Thursday, February 21, 2008

priorities.

http://news.yahoo.com/s/ap/20080222/ap_on_re_ca/odd_sweden_fish_in_space

ok, now i get it.

i wondered why, even though i liked to solve problems and make things work better, that i never became a scientist.

it`s because i`m not a dumbass.

muscular, sporty little fish?

4 comments:

X. Dell said...

Science has it's own methodology. Things that don't seem important one day, could become so the next. It's a slow deliberate process of discovery, where little things linked together reveal a great deal.

Take Robert Goddard, for example. Working as he did with rockets led to the basis of space flight in the 21st century, even though everyone and his mother called him a dumbass at the time (what practical relevance this work had was one issue; the findings, conflicting as they did with previously established scientific fact--namely that rockets cannot work in a vacuum--was the other).

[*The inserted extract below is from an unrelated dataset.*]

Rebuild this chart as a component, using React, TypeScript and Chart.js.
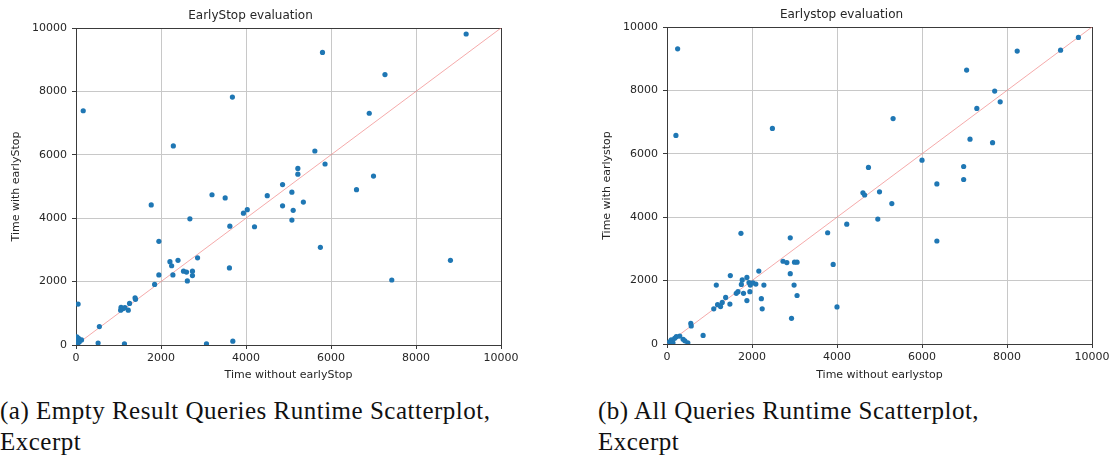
import React, { useEffect, useRef } from "react";
import { Chart, registerables } from "chart.js";

Chart.register(...registerables);

// ---- data ----
const AXIS_TICKS = [0, 2000, 4000, 6000, 8000, 10000];

const aX = [170, 2290, 3680, 3200, 3510, 4500, 4860, 5080, 5220, 5220, 9180, 5800, 7270, 6900, 5620, 5860, 7000, 6600, 1770, 2680, 1950, 4860, 3940, 4030, 3620, 4200, 5080, 5110, 5350, 2210, 2250, 2400, 2860, 2280, 1950, 2530, 2600, 2740, 2740, 2620, 3610, 1850, 1390, 1400, 1260, 1230, 1060, 1050, 1110, 1150, 50, 550, 520, 1140, 3070, 3690, 5750, 7430, 8810, 20, 60, 130, 30, 80, 40];
const aY = [7390, 6280, 7820, 4740, 4640, 4710, 5060, 4820, 5570, 5390, 9810, 9230, 8530, 7310, 6120, 5710, 5330, 4900, 4420, 3980, 3270, 4390, 4160, 4270, 3750, 3730, 3940, 4250, 4510, 2630, 2500, 2670, 2750, 2210, 2210, 2330, 2300, 2330, 2190, 2020, 2430, 1910, 1490, 1440, 1310, 1100, 1190, 1100, 1150, 1180, 1290, 580, 60, 40, 40, 120, 3080, 2050, 2670, 260, 210, 160, 150, 100, 40];

const bX = [250, 210, 2480, 9680, 9260, 8240, 7050, 7710, 7840, 7290, 5320, 7130, 7660, 6000, 4740, 6980, 6980, 6350, 5000, 4610, 4650, 5290, 4960, 4230, 6350, 1740, 2900, 3780, 3910, 4000, 2730, 2820, 3000, 3060, 2900, 2990, 3060, 2930, 2160, 2280, 2220, 2240, 1880, 1770, 1930, 1960, 1750, 1800, 1880, 1950, 2020, 2090, 1630, 1670, 1490, 1160, 1480, 1380, 1300, 1190, 1260, 1100, 560, 570, 850, 60, 100, 180, 220, 300, 380, 490, 140, 420];
const bY = [9310, 6580, 6800, 9670, 9270, 9240, 8640, 7980, 7640, 7430, 7110, 6460, 6350, 5800, 5570, 5600, 5190, 5050, 4800, 4770, 4700, 4430, 3940, 3780, 3250, 3490, 3350, 3510, 2510, 1170, 2610, 2570, 2580, 2580, 2220, 1860, 1530, 810, 2300, 1860, 1430, 1110, 2100, 2020, 1940, 1860, 1880, 1600, 1370, 1650, 1930, 1890, 1600, 1650, 2160, 1860, 1260, 1470, 1310, 1240, 1180, 1110, 650, 570, 270, 70, 130, 180, 230, 250, 150, 40, 40, 100];

const DIAGONAL = [0, 10000];

const FONT = "'DejaVu Sans', sans-serif";
const TEXT = "#262626";

type PlotProps = {
  xs: number[];
  ys: number[];
  title: string;
  xLabel: string;
  yLabel: string;
  left: number;
  width: number;
  rightPad: number;
  titlePadTop: number;
  titlePadBottom: number;
  xAxisHeight: number;
};

function ScatterPlot(p: PlotProps) {
  const ref = useRef<HTMLCanvasElement | null>(null);
  useEffect(() => {
    if (!ref.current) return;
    const pts = p.xs.map((x, i) => ({ x, y: p.ys[i] }));
    const diag = DIAGONAL.map((v) => ({ x: v, y: v }));
    const gridColor = (ctx: any) =>
      ctx.tick && ctx.tick.value === 10000 ? "#3a3a3a" : "#c8c8c8";
    const chart = new Chart(ref.current, {
      type: "scatter",
      data: {
        datasets: [
          {
            data: pts,
            backgroundColor: "#1f77b4",
            borderWidth: 0,
            pointRadius: 2.6,
          },
          {
            data: diag,
            showLine: true,
            borderColor: "rgba(240,125,125,0.65)",
            borderWidth: 1,
            pointRadius: 0,
          },
        ],
      },
      options: {
        animation: false,
        responsive: false,
        maintainAspectRatio: false,
        layout: { padding: { left: 0, right: p.rightPad, top: 0, bottom: 0 } },
        plugins: {
          legend: { display: false },
          tooltip: { enabled: false },
          title: {
            display: true,
            text: p.title,
            color: TEXT,
            font: { family: FONT, size: 12, weight: "normal" },
            padding: { top: p.titlePadTop, bottom: p.titlePadBottom },
          },
        },
        scales: {
          x: {
            type: "linear",
            min: 0,
            max: 10000,
            afterBuildTicks: (s: any) => {
              s.ticks = AXIS_TICKS.map((v) => ({ value: v }));
            },
            afterFit: (s: any) => {
              s.height = p.xAxisHeight;
            },
            ticks: {
              color: TEXT,
              font: { family: FONT, size: 11 },
              padding: 3,
              maxRotation: 0,
              callback: (v: any) => String(v),
            },
            grid: { color: gridColor, tickColor: "#3a3a3a", tickLength: 4, lineWidth: 1 },
            border: { color: "#3a3a3a", width: 1 },
            title: {
              display: true,
              text: p.xLabel,
              color: TEXT,
              font: { family: FONT, size: 11 },
              padding: { top: 0, bottom: 3.5 },
            },
          },
          y: {
            type: "linear",
            min: 0,
            max: 10000,
            afterBuildTicks: (s: any) => {
              s.ticks = AXIS_TICKS.map((v) => ({ value: v }));
            },
            afterFit: (s: any) => {
              s.width = 76;
            },
            ticks: {
              color: TEXT,
              font: { family: FONT, size: 11 },
              padding: 5,
              callback: (v: any) => String(v),
            },
            grid: { color: gridColor, tickColor: "#3a3a3a", tickLength: 4, lineWidth: 1 },
            border: { color: "#3a3a3a", width: 1 },
            title: {
              display: true,
              text: p.yLabel,
              color: TEXT,
              font: { family: FONT, size: 11 },
              padding: { top: 9.5, bottom: 0 },
            },
          },
        },
      } as any,
    });
    return () => chart.destroy();
  }, []);
  return (
    <canvas
      ref={ref}
      width={p.width}
      height={385}
      style={{ position: "absolute", left: p.left, top: 0, width: p.width, height: 385 }}
    />
  );
}

const captionStyle: React.CSSProperties = {
  position: "absolute",
  top: 395,
  fontFamily: "'Liberation Serif', 'Times New Roman', serif",
  fontSize: 25,
  letterSpacing: "0.5px",
  lineHeight: "31px",
  color: "#111",
  whiteSpace: "nowrap",
};

export default function App() {
  return (
    <div style={{ position: "absolute", left: 0, top: 0, width: 1116, height: 463, background: "#fff", overflow: "hidden" }}>
      <ScatterPlot
        xs={aX}
        ys={aY}
        title="EarlyStop evaluation"
        xLabel="Time without earlyStop"
        yLabel="Time with earlyStop"
        left={0}
        width={560}
        rightPad={59}
        titlePadTop={8.5}
        titlePadBottom={5.1}
        xAxisHeight={40}
      />
      <ScatterPlot
        xs={bX}
        ys={bY}
        title="Earlystop evaluation"
        xLabel="Time without earlystop"
        yLabel="Time with earlystop"
        left={591}
        width={525}
        rightPad={24}
        titlePadTop={8}
        titlePadBottom={4.6}
        xAxisHeight={41}
      />
      <div style={{ ...captionStyle, left: 0 }}>
        (a) Empty Result Queries Runtime Scatterplot,
        <br />
        Excerpt
      </div>
      <div style={{ ...captionStyle, left: 598 }}>
        (b) All Queries Runtime Scatterplot,
        <br />
        Excerpt
      </div>
    </div>
  );
}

Of course, science isn't the only knowledge, or the only place one can use problem solving skills. That's why they invented epistemology.

Dr.Alistair said...

ell, yeah. and it`s important not to get one`s ego caught up in such discussions.

the boundaries established by science have to be broken down if human existance is to continue, and it will be the mavericks who persist outside of the safety and sanctity of peer-review and funding.....

Anonymous said...

Well, it always has been the mavericks outside of the establishment that has projected science forward whether we are talking Galileo or Einstein. And now there is that new surfer dude on the scene who recently made a stink with a new theory of Quantum gravity...

Hmmm, were the fish swimming in zero gravity? That might have made it more fun.

Dr.Alistair said...

the status quo doesn`t like change.

if an alien race shows up on the white house lawn there will be scientists jumping out of buildings.
it is very difficult to teach newtonian mechanics after the faster-than-light guys show up.....or justify a paycheque.

and i think the fish were in zero-g.